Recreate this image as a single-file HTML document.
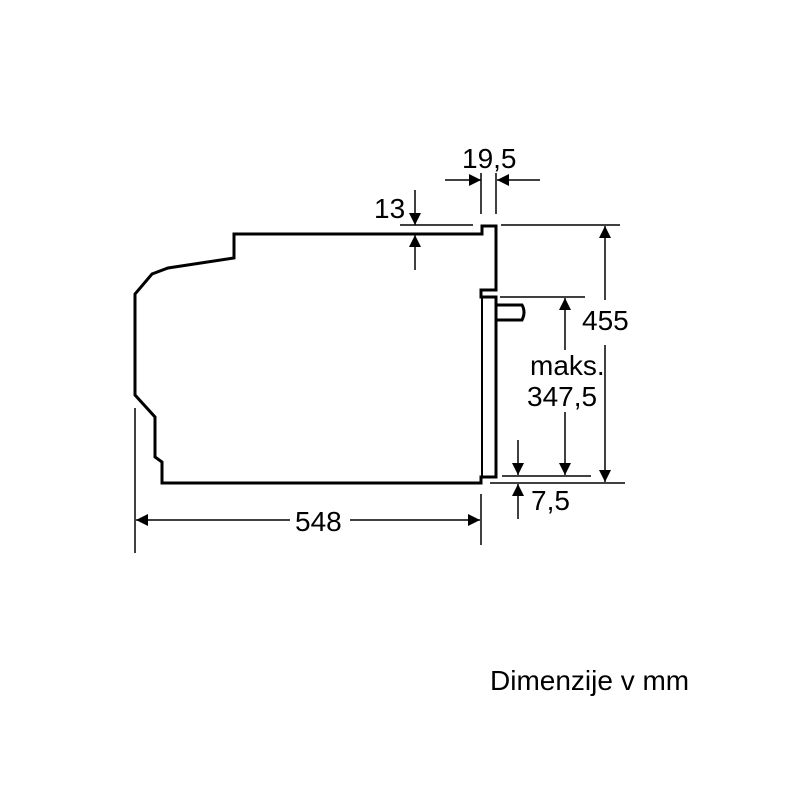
<!DOCTYPE html>
<html><head><style>body{margin:0;background:#fff}svg{display:block}text{font-family:"Liberation Sans",sans-serif;font-size:28px;fill:#000}</style></head>
<body>
<svg width="800" height="800" viewBox="0 0 800 800">
<defs><marker id="a" viewBox="0 0 10 10" refX="10" refY="5" markerWidth="14" markerHeight="12" markerUnits="userSpaceOnUse" orient="auto"><path d="M0,0L10,5L0,10z" fill="#000"/></marker></defs>
<g fill="none" stroke="#000" stroke-width="3" stroke-linejoin="miter">
<path d="M482,234H234V258L168,268L152,274L135,294V395L155,417V457L162,462V483H481V477H496V297H481V290H496V226H482Z"/>
<path d="M497,305H522Q526,312 522,320H497"/>
</g>
<g stroke="#000" stroke-width="1.5" fill="none">
<line x1="482" y1="297" x2="482" y2="477" stroke-width="2"/>
<line x1="135" y1="408" x2="135" y2="553"/>
<line x1="481" y1="494" x2="481" y2="545"/>
<line x1="481" y1="173" x2="481" y2="214"/>
<line x1="496" y1="173" x2="496" y2="214"/>
<line x1="501" y1="225" x2="620" y2="225"/>
<line x1="500" y1="297" x2="585" y2="297"/>
<line x1="502" y1="476" x2="591" y2="476"/>
<line x1="490" y1="483" x2="625" y2="483"/>
<line x1="400" y1="225" x2="473" y2="225"/>
<line x1="445" y1="180" x2="481" y2="180" marker-end="url(#a)"/>
<line x1="540" y1="180" x2="497" y2="180" marker-end="url(#a)"/>
<line x1="415" y1="190" x2="415" y2="225" marker-end="url(#a)"/>
<line x1="415" y1="270" x2="415" y2="235" marker-end="url(#a)"/>
<line x1="290" y1="520" x2="136" y2="520" marker-end="url(#a)"/>
<line x1="350" y1="520" x2="480" y2="520" marker-end="url(#a)"/>
<line x1="605" y1="300" x2="605" y2="226" marker-end="url(#a)"/>
<line x1="605" y1="345" x2="605" y2="482" marker-end="url(#a)"/>
<line x1="565" y1="350" x2="565" y2="298" marker-end="url(#a)"/>
<line x1="565" y1="412" x2="565" y2="475" marker-end="url(#a)"/>
<line x1="518" y1="440" x2="518" y2="475" marker-end="url(#a)"/>
<line x1="518" y1="519" x2="518" y2="484" marker-end="url(#a)"/>
</g>
<text x="462" y="168">19,5</text>
<text x="374" y="218">13</text>
<text x="582" y="330">455</text>
<text x="530" y="375">maks.</text>
<text x="527" y="406">347,5</text>
<text x="531" y="510">7,5</text>
<text x="295" y="531">548</text>
<text x="490" y="690">Dimenzije v mm</text>
</svg>
</body></html>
- - - - - - -
Your task
Copy out the whole listing exactly, and don't carry over any pictures.

Complete answer
Recreate this image as a single-file HTML document.
<!DOCTYPE html>
<html><head><style>body{margin:0;background:#fff}svg{display:block}text{font-family:"Liberation Sans",sans-serif;font-size:28px;fill:#000}</style></head>
<body>
<svg width="800" height="800" viewBox="0 0 800 800">
<defs><marker id="a" viewBox="0 0 10 10" refX="10" refY="5" markerWidth="14" markerHeight="12" markerUnits="userSpaceOnUse" orient="auto"><path d="M0,0L10,5L0,10z" fill="#000"/></marker></defs>
<g fill="none" stroke="#000" stroke-width="3" stroke-linejoin="miter">
<path d="M482,234H234V258L168,268L152,274L135,294V395L155,417V457L162,462V483H481V477H496V297H481V290H496V226H482Z"/>
<path d="M497,305H522Q526,312 522,320H497"/>
</g>
<g stroke="#000" stroke-width="1.5" fill="none">
<line x1="482" y1="297" x2="482" y2="477" stroke-width="2"/>
<line x1="135" y1="408" x2="135" y2="553"/>
<line x1="481" y1="494" x2="481" y2="545"/>
<line x1="481" y1="173" x2="481" y2="214"/>
<line x1="496" y1="173" x2="496" y2="214"/>
<line x1="501" y1="225" x2="620" y2="225"/>
<line x1="500" y1="297" x2="585" y2="297"/>
<line x1="502" y1="476" x2="591" y2="476"/>
<line x1="490" y1="483" x2="625" y2="483"/>
<line x1="400" y1="225" x2="473" y2="225"/>
<line x1="445" y1="180" x2="481" y2="180" marker-end="url(#a)"/>
<line x1="540" y1="180" x2="497" y2="180" marker-end="url(#a)"/>
<line x1="415" y1="190" x2="415" y2="225" marker-end="url(#a)"/>
<line x1="415" y1="270" x2="415" y2="235" marker-end="url(#a)"/>
<line x1="290" y1="520" x2="136" y2="520" marker-end="url(#a)"/>
<line x1="350" y1="520" x2="480" y2="520" marker-end="url(#a)"/>
<line x1="605" y1="300" x2="605" y2="226" marker-end="url(#a)"/>
<line x1="605" y1="345" x2="605" y2="482" marker-end="url(#a)"/>
<line x1="565" y1="350" x2="565" y2="298" marker-end="url(#a)"/>
<line x1="565" y1="412" x2="565" y2="475" marker-end="url(#a)"/>
<line x1="518" y1="440" x2="518" y2="475" marker-end="url(#a)"/>
<line x1="518" y1="519" x2="518" y2="484" marker-end="url(#a)"/>
</g>
<text x="462" y="168">19,5</text>
<text x="374" y="218">13</text>
<text x="582" y="330">455</text>
<text x="530" y="375">maks.</text>
<text x="527" y="406">347,5</text>
<text x="531" y="510">7,5</text>
<text x="295" y="531">548</text>
<text x="490" y="690">Dimenzije v mm</text>
</svg>
</body></html>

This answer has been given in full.